At this moment the third train came into view, and at the same time the signalman was advised of the tunnel being clear of the first. Meanwhile, the driver of the second train, who had noticed the red flag, was, unknown to the signalman, backing his train out again. A message was sent to the north cabin for it, “train in”; but the man there, thinking this to be a mere repetition of the first, replied, “train out,” referring, of course, to the first train.

The tunnel being to the southern signalman apparently clear, the third train was allowed to proceed, and met, midway, away from daylight, the retreating second train.

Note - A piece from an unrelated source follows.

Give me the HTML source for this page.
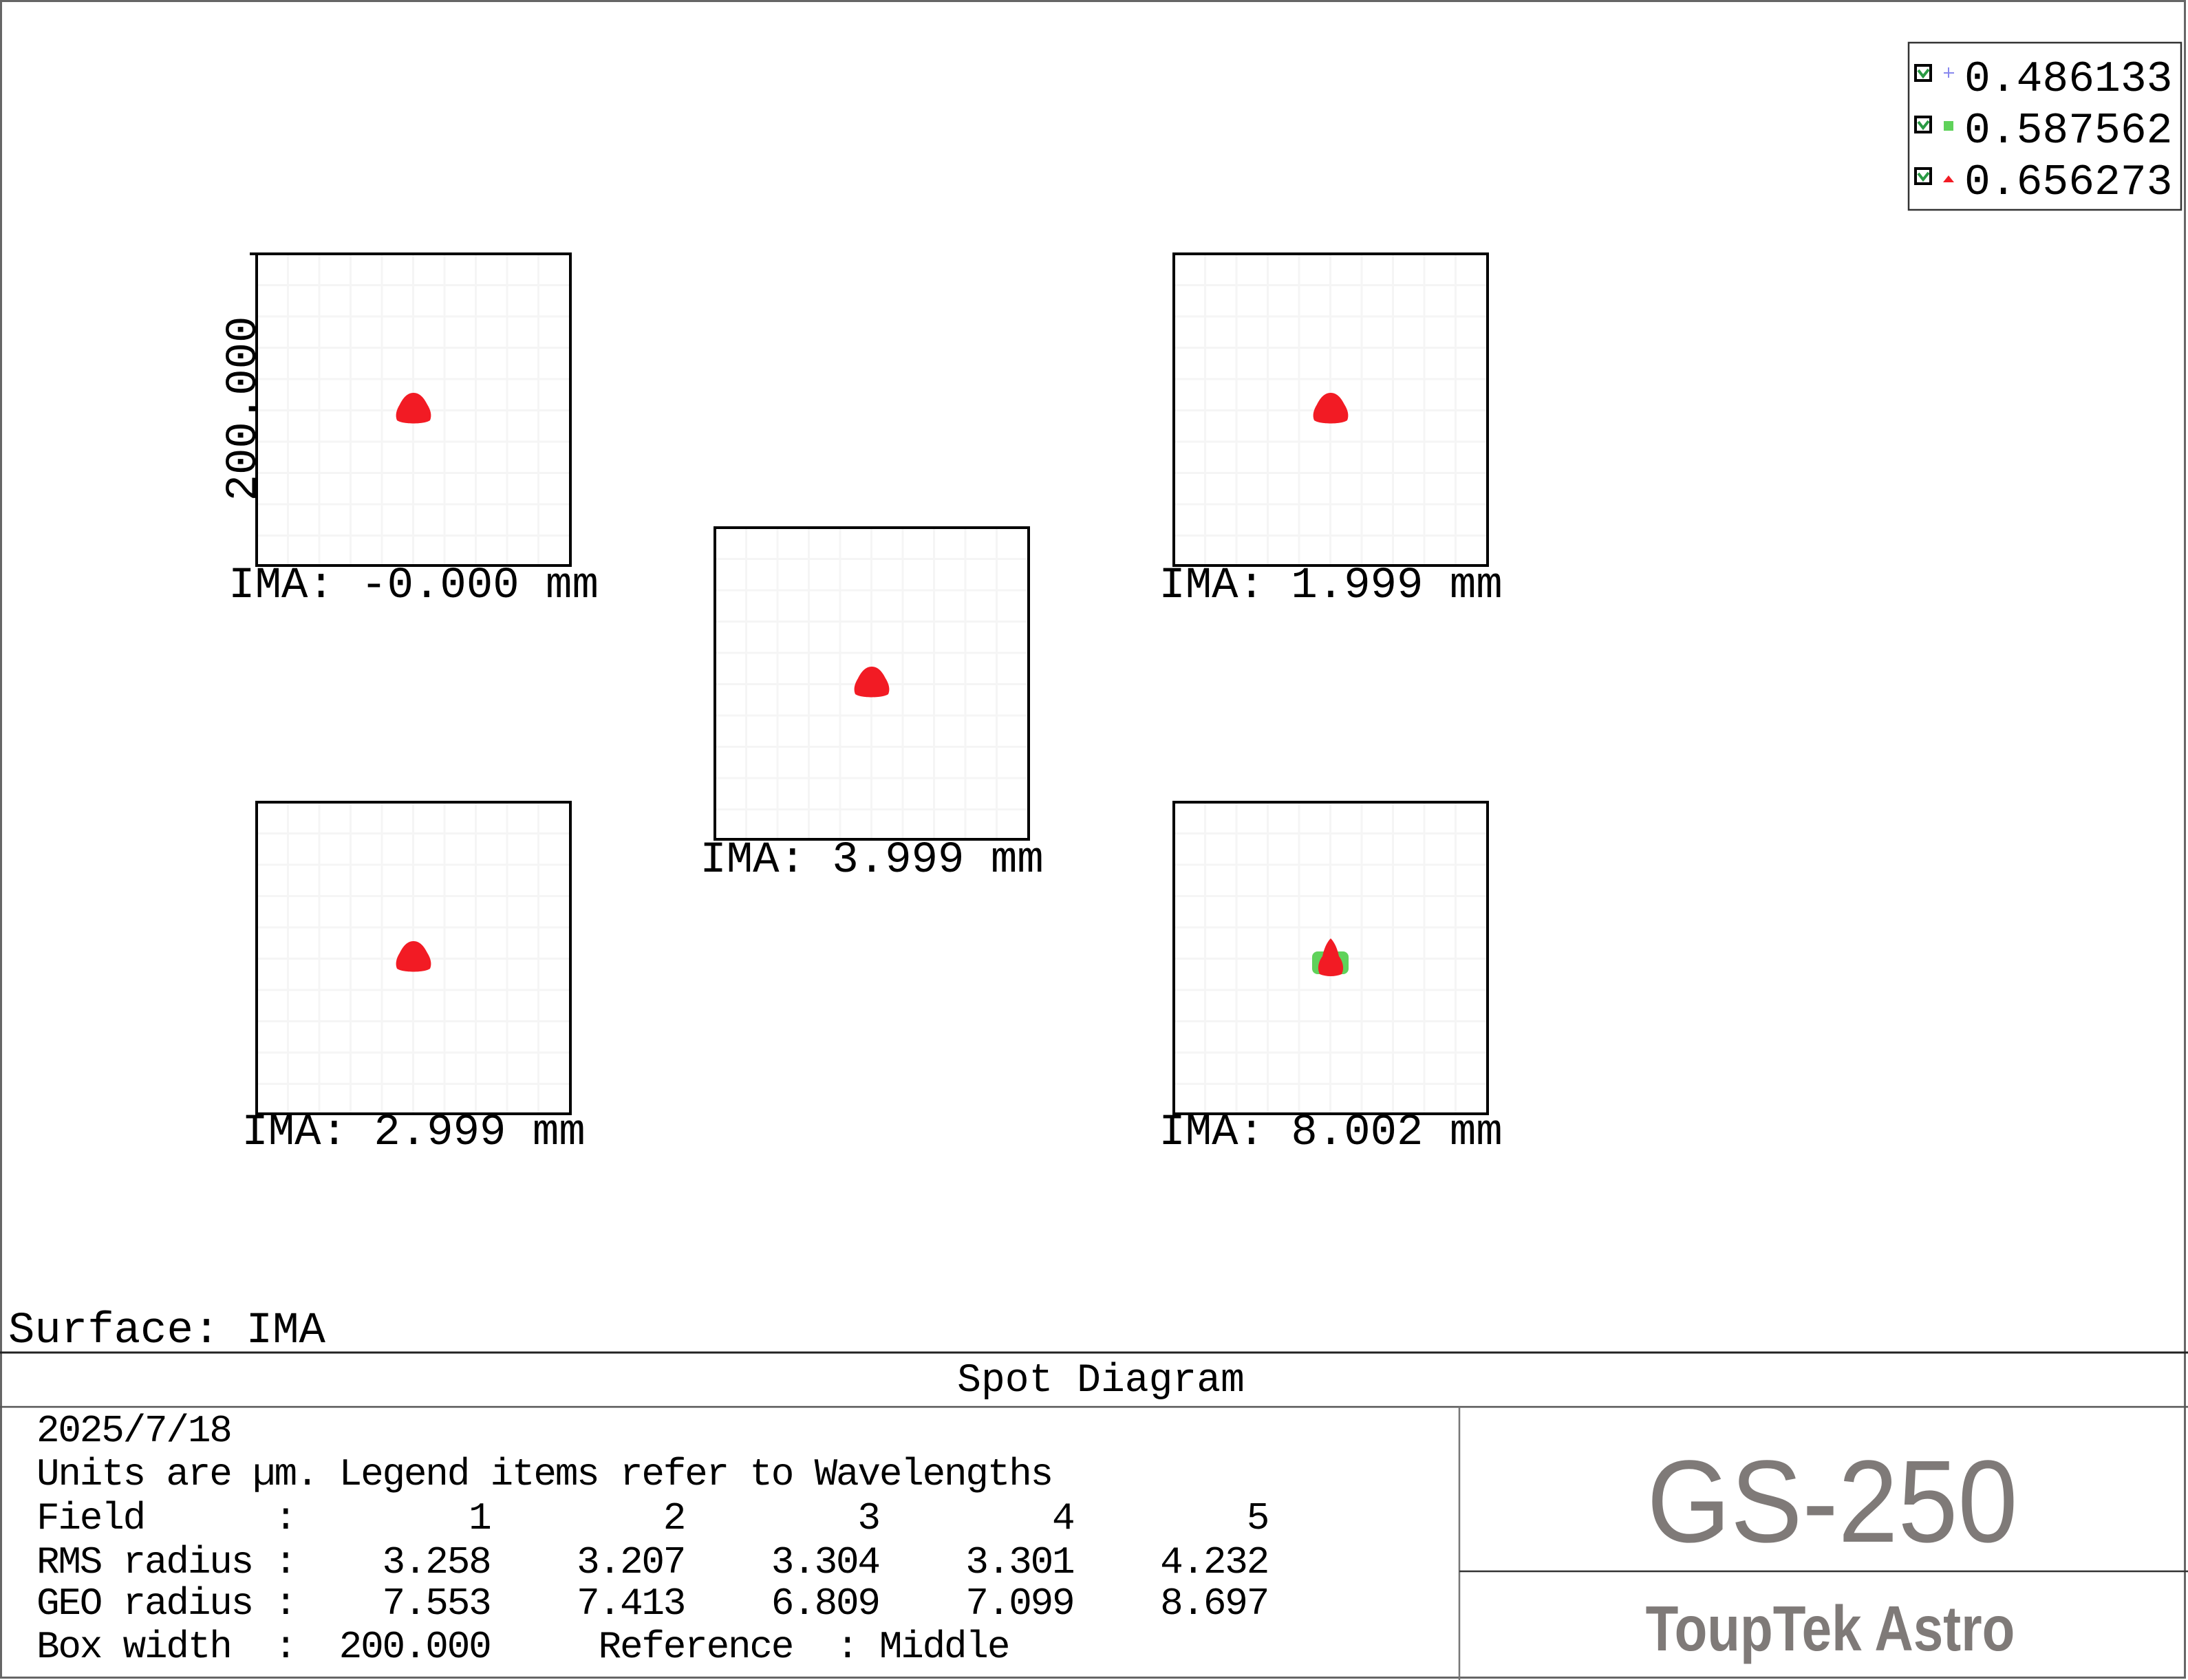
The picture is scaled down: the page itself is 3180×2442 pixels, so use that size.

The collision was terrible; the two rearward carriages of the second train were smashed to pieces, and the engine of the third, reared upon their wreck, poured fire and steam and scalding water upon the poor wretches who, wounded but not killed by the impact, were struggling to free themselves from the splintered and twisted remains of the two carriages.

The heap of wreckage was piled up to the roof of the tunnel, whose interior presented a dreadful scene, the engine fire throwing a wild glare around, but partly obscured by the blinding, scalding clouds of steam; while this suddenly created Inferno resounded with the prayers, shrieks, shouts, and curses of injured and scatheless alike, all fearful of the coming of another train to add to the already sufficiently hideous ruin.

Fortunately no further catastrophe occurred; but nothing of horror was wanting, neither in the magnitude nor in the circumstances of the disaster, which long remained in the memories of those who read and was impossible ever to be forgotten by those who witnessed it.